First edition versions of prize winning books could be a lucrative investment, research from Gocompare.com Money has found.
The comparison site analysed the value of first edition prize winning novels over the past 15 years and found that on average, collectors could see returns of up to £152.19 (826%).
Every single book to have won the coveted prize has seen a sizeable increase in value. Last year’s winner A Brief History of Seven Killings by Marlon James has seen the biggest rise in worth with a huge 7,009 per cent (£400) increase on its original RRP.

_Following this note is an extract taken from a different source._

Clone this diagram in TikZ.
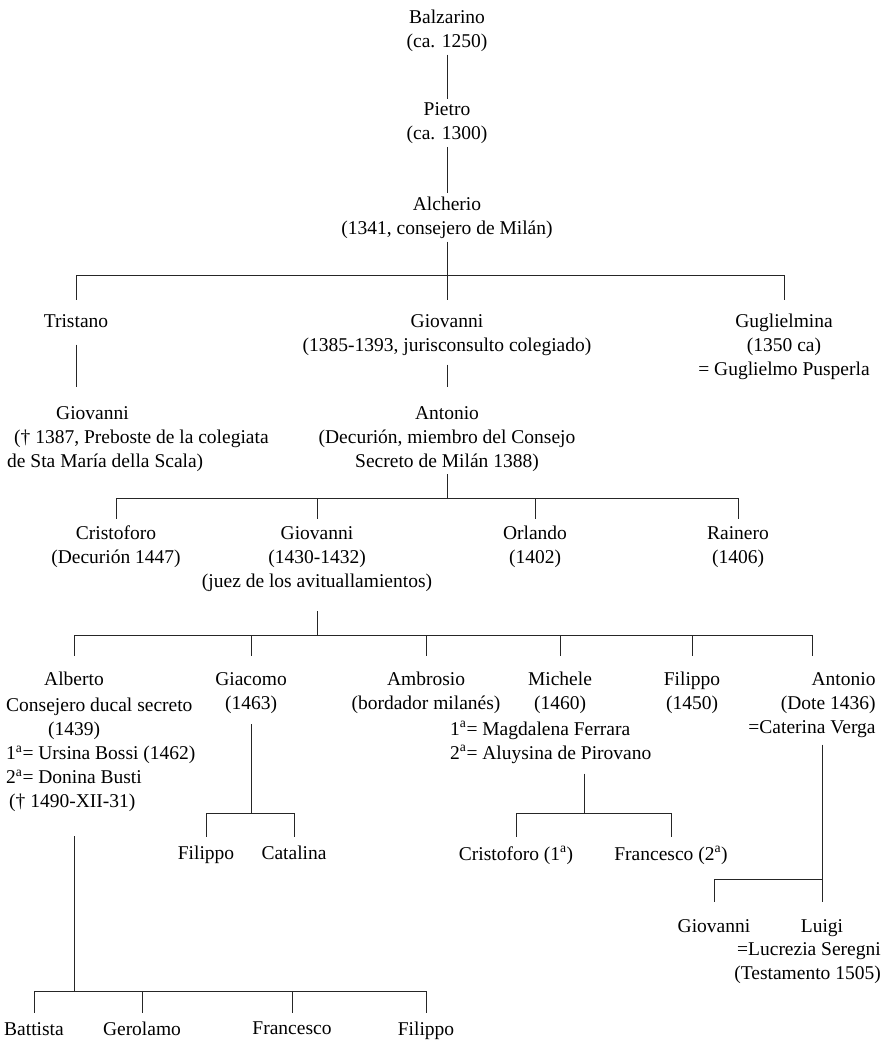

However, the most valuable Booker Prize winner of the last 15 years is Hilary Mantel’s 2009 novel Wolf Hall, which was made into a BBC television series last year. A signed first edition of the prize winning book is worth £1,100, a whopping 5,693 per cent increase on its £18.99 RRP, with an unsigned copy fetching as much as £600.
Five tips for investing
1. Do your research
If you are looking to invest, remember that neither your returns nor your original investment are guaranteed. Commodities and alternative investments can be very risky so it is wise to speak to an independent financial adviser for tailored advice. It’s also worth reaching out to dealers and auctioneers of the antiquarian book trade who can offer advice on rarity and compare prices.
2. Buy first editions
Collectors should aim for first edition copies, publishers tend to commission small print runs for a book’s first printing, so they are typically rarer.
3. Go the extra mile
As we can see from the research, inscribed copies command the highest values. So going the extra mile to attend literary events or book signings might pay off.
4. Condition is key
Condition is arguably one of the most important factors in collecting books, so buy the best condition within your budget. Keep an eye out for copies with original dust jackets, it was once the throw-away packaging of a book but now one of the biggest influences over a book’s value.
5. Protect your investment
It’s important to maintain a book’s condition so make sure you have a safe place to store them. Keep them out of direct sunlight and away from radiators. It might also be worth reassessing your home insurance. Smaller collections may be covered by your standard home insurance but if you’re serious about collecting it might be worth taking another look.